Codd’s Own Frustrations
The Relational Model post mentions that IBM “sat on” the relational model for years. Codd himself was frustrated throughout the 1970s and 1980s that IBM shipped products (SQL/DS, then DB2) that he considered incompletely relational.
In 1985, he published “Codd’s 12 Rules” (actually 13, numbered 0 through 12) as an explicit checklist for what a relational database should do. The rules were deliberately strict — no commercial database fully met all of them. IBM’s DB2, Oracle, and every other vendor missed on various counts.
Codd’s 12 Rules were partly a marketing gambit against vendors claiming “relational” status while shipping products that bolted relational queries onto fundamentally non-relational internals. He spent much of the late 1980s going around giving talks where he scored commercial products against his rules. Vendors hated it.

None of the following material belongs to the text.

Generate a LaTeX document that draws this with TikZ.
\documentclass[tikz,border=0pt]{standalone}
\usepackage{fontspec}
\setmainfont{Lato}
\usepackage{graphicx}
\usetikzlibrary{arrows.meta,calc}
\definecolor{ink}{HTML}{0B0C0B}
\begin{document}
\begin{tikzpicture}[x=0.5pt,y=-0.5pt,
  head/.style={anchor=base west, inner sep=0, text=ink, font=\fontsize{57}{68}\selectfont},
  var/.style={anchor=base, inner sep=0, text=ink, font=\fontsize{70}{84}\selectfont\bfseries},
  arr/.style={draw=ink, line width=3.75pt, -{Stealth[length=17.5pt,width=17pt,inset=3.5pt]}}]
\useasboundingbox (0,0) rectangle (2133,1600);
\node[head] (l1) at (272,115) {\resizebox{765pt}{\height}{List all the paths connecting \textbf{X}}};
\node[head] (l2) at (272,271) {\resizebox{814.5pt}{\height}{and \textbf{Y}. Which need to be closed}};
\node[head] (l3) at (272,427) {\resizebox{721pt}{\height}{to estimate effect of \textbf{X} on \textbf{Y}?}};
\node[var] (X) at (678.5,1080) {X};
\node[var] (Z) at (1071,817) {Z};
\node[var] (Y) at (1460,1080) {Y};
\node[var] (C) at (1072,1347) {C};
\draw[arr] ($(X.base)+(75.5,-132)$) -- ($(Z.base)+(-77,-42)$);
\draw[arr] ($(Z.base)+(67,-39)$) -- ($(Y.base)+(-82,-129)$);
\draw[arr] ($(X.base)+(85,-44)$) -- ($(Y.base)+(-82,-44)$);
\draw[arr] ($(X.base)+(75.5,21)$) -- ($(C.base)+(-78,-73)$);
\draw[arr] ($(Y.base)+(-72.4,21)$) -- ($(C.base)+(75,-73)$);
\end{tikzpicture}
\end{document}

The rules themselves were a useful purity test. But they also revealed the gap between theoretical elegance and practical engineering — building a database that strictly satisfies Codd’s rules isn’t necessarily the best database, just the most mathematically consistent. The industry mostly settled on “relational-ish” systems that made pragmatic tradeoffs Codd wouldn’t have approved of.
Why the Paper Held Up
Most 1970-era papers in computer science are of historical interest. Codd’s is still load-bearing infrastructure. Every SQL query you’ve ever written runs through a query optimizer that’s applying concepts from that paper. Foreign keys, joins, data independence — all of it traces directly to those twelve pages.
The reason it held up:
- It wasn’t implementation-specific. Codd described a mathematical model, not a data structure. That meant the ideas survived generational changes in hardware, storage, and software architecture.
- It made the right separation of concerns. Logical vs. physical, declarative vs. procedural. Every subsequent database system adopted that separation, because the alternative was rebuilding the same coupling mistakes CODASYL had made.
- It was provably complete. Relational algebra was known to express exactly first-order logic on structured data. That meant the query language wasn’t going to run out of expressive power in some unexpected way — which early hierarchical query languages sometimes did.
The Relational Model post summarizes the paper as “deceptively simple.” The “deceptive” is carrying a lot of weight. Under the surface is set theory, first-order logic, functional dependency theory, and a precise argument about what a database is — reasoning careful enough that fifty-six years of practical engineering has mostly been filling in details, not revisiting the plan.